» **SHORT TASK**:
All of the material should be reproduced exactly, with pictures left out.

» **INFORMATION PROVIDED**:
☆ ☆ ☆ ☆ ☆

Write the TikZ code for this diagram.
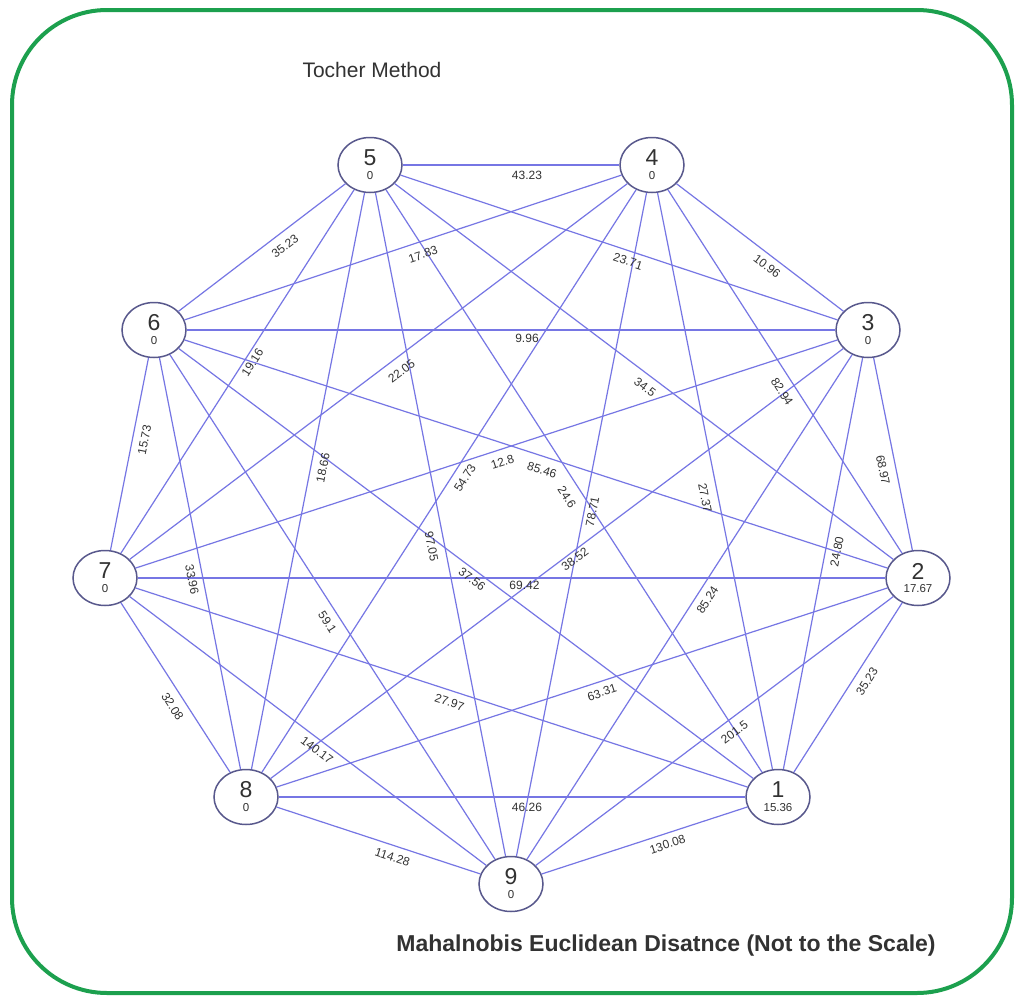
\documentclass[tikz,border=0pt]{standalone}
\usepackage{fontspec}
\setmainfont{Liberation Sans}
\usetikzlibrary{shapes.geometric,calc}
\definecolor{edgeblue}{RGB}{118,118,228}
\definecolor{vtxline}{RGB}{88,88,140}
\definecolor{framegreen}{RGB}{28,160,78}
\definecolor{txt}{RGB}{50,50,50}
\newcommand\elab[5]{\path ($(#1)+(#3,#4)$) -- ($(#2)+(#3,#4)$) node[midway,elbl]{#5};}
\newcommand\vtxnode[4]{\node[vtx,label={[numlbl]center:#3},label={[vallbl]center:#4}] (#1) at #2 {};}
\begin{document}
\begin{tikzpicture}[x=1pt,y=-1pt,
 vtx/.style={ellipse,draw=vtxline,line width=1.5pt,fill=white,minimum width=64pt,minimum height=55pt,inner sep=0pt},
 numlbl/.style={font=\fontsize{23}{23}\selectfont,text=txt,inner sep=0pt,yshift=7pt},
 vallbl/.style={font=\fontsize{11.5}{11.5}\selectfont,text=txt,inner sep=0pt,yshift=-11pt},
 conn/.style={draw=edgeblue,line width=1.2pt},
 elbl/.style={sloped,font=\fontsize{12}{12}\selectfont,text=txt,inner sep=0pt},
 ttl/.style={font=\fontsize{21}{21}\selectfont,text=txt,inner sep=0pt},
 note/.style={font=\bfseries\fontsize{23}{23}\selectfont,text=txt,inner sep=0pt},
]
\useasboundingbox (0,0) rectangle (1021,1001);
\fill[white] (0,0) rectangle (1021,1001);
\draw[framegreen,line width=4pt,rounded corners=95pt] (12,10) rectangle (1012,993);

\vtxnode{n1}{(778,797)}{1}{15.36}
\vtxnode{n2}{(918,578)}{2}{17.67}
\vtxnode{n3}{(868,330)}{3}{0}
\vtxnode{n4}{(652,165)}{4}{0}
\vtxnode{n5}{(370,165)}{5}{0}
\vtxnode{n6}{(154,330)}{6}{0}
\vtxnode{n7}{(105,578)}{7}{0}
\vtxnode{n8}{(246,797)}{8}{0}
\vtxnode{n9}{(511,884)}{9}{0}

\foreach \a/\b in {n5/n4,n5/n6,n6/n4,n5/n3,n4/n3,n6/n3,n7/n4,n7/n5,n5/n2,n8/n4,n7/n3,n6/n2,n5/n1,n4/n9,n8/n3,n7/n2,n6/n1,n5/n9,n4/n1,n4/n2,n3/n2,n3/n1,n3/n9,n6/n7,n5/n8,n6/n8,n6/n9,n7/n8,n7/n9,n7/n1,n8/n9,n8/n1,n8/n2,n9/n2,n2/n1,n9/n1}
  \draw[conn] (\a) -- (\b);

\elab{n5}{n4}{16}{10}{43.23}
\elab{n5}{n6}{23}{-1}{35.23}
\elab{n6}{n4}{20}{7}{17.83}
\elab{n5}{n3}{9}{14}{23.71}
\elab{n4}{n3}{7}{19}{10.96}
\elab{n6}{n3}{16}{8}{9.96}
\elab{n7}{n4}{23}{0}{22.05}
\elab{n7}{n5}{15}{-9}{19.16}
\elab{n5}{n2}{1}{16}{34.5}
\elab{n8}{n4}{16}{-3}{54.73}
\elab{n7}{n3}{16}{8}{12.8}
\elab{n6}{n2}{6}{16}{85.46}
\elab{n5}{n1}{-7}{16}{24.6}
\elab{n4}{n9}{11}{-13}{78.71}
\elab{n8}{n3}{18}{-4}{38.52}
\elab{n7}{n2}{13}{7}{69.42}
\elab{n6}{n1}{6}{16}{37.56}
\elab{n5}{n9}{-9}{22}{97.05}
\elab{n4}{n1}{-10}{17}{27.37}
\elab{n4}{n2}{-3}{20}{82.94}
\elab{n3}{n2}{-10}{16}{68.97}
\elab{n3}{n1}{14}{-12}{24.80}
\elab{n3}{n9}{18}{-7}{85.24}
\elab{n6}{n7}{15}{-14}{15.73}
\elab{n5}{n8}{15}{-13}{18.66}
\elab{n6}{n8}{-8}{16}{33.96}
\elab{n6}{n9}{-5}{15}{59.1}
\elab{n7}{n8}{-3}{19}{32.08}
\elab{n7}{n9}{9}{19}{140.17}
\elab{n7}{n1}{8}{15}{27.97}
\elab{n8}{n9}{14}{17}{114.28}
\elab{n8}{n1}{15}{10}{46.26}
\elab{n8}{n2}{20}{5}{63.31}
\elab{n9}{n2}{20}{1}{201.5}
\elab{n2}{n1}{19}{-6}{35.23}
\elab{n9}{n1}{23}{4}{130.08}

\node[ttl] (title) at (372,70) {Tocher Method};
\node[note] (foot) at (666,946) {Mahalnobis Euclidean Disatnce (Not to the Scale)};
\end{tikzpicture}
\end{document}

☆ ☆ ☆ ☆ ☆

» **FULL SOLUTION**:
Write the TikZ code for this diagram.
\documentclass[tikz,border=0pt]{standalone}
\usepackage{fontspec}
\setmainfont{Liberation Sans}
\usetikzlibrary{shapes.geometric,calc}
\definecolor{edgeblue}{RGB}{118,118,228}
\definecolor{vtxline}{RGB}{88,88,140}
\definecolor{framegreen}{RGB}{28,160,78}
\definecolor{txt}{RGB}{50,50,50}
\newcommand\elab[5]{\path ($(#1)+(#3,#4)$) -- ($(#2)+(#3,#4)$) node[midway,elbl]{#5};}
\newcommand\vtxnode[4]{\node[vtx,label={[numlbl]center:#3},label={[vallbl]center:#4}] (#1) at #2 {};}
\begin{document}
\begin{tikzpicture}[x=1pt,y=-1pt,
 vtx/.style={ellipse,draw=vtxline,line width=1.5pt,fill=white,minimum width=64pt,minimum height=55pt,inner sep=0pt},
 numlbl/.style={font=\fontsize{23}{23}\selectfont,text=txt,inner sep=0pt,yshift=7pt},
 vallbl/.style={font=\fontsize{11.5}{11.5}\selectfont,text=txt,inner sep=0pt,yshift=-11pt},
 conn/.style={draw=edgeblue,line width=1.2pt},
 elbl/.style={sloped,font=\fontsize{12}{12}\selectfont,text=txt,inner sep=0pt},
 ttl/.style={font=\fontsize{21}{21}\selectfont,text=txt,inner sep=0pt},
 note/.style={font=\bfseries\fontsize{23}{23}\selectfont,text=txt,inner sep=0pt},
]
\useasboundingbox (0,0) rectangle (1021,1001);
\fill[white] (0,0) rectangle (1021,1001);
\draw[framegreen,line width=4pt,rounded corners=95pt] (12,10) rectangle (1012,993);

\vtxnode{n1}{(778,797)}{1}{15.36}
\vtxnode{n2}{(918,578)}{2}{17.67}
\vtxnode{n3}{(868,330)}{3}{0}
\vtxnode{n4}{(652,165)}{4}{0}
\vtxnode{n5}{(370,165)}{5}{0}
\vtxnode{n6}{(154,330)}{6}{0}
\vtxnode{n7}{(105,578)}{7}{0}
\vtxnode{n8}{(246,797)}{8}{0}
\vtxnode{n9}{(511,884)}{9}{0}

\foreach \a/\b in {n5/n4,n5/n6,n6/n4,n5/n3,n4/n3,n6/n3,n7/n4,n7/n5,n5/n2,n8/n4,n7/n3,n6/n2,n5/n1,n4/n9,n8/n3,n7/n2,n6/n1,n5/n9,n4/n1,n4/n2,n3/n2,n3/n1,n3/n9,n6/n7,n5/n8,n6/n8,n6/n9,n7/n8,n7/n9,n7/n1,n8/n9,n8/n1,n8/n2,n9/n2,n2/n1,n9/n1}
  \draw[conn] (\a) -- (\b);

\elab{n5}{n4}{16}{10}{43.23}
\elab{n5}{n6}{23}{-1}{35.23}
\elab{n6}{n4}{20}{7}{17.83}
\elab{n5}{n3}{9}{14}{23.71}
\elab{n4}{n3}{7}{19}{10.96}
\elab{n6}{n3}{16}{8}{9.96}
\elab{n7}{n4}{23}{0}{22.05}
\elab{n7}{n5}{15}{-9}{19.16}
\elab{n5}{n2}{1}{16}{34.5}
\elab{n8}{n4}{16}{-3}{54.73}
\elab{n7}{n3}{16}{8}{12.8}
\elab{n6}{n2}{6}{16}{85.46}
\elab{n5}{n1}{-7}{16}{24.6}
\elab{n4}{n9}{11}{-13}{78.71}
\elab{n8}{n3}{18}{-4}{38.52}
\elab{n7}{n2}{13}{7}{69.42}
\elab{n6}{n1}{6}{16}{37.56}
\elab{n5}{n9}{-9}{22}{97.05}
\elab{n4}{n1}{-10}{17}{27.37}
\elab{n4}{n2}{-3}{20}{82.94}
\elab{n3}{n2}{-10}{16}{68.97}
\elab{n3}{n1}{14}{-12}{24.80}
\elab{n3}{n9}{18}{-7}{85.24}
\elab{n6}{n7}{15}{-14}{15.73}
\elab{n5}{n8}{15}{-13}{18.66}
\elab{n6}{n8}{-8}{16}{33.96}
\elab{n6}{n9}{-5}{15}{59.1}
\elab{n7}{n8}{-3}{19}{32.08}
\elab{n7}{n9}{9}{19}{140.17}
\elab{n7}{n1}{8}{15}{27.97}
\elab{n8}{n9}{14}{17}{114.28}
\elab{n8}{n1}{15}{10}{46.26}
\elab{n8}{n2}{20}{5}{63.31}
\elab{n9}{n2}{20}{1}{201.5}
\elab{n2}{n1}{19}{-6}{35.23}
\elab{n9}{n1}{23}{4}{130.08}

\node[ttl] (title) at (372,70) {Tocher Method};
\node[note] (foot) at (666,946) {Mahalnobis Euclidean Disatnce (Not to the Scale)};
\end{tikzpicture}
\end{document}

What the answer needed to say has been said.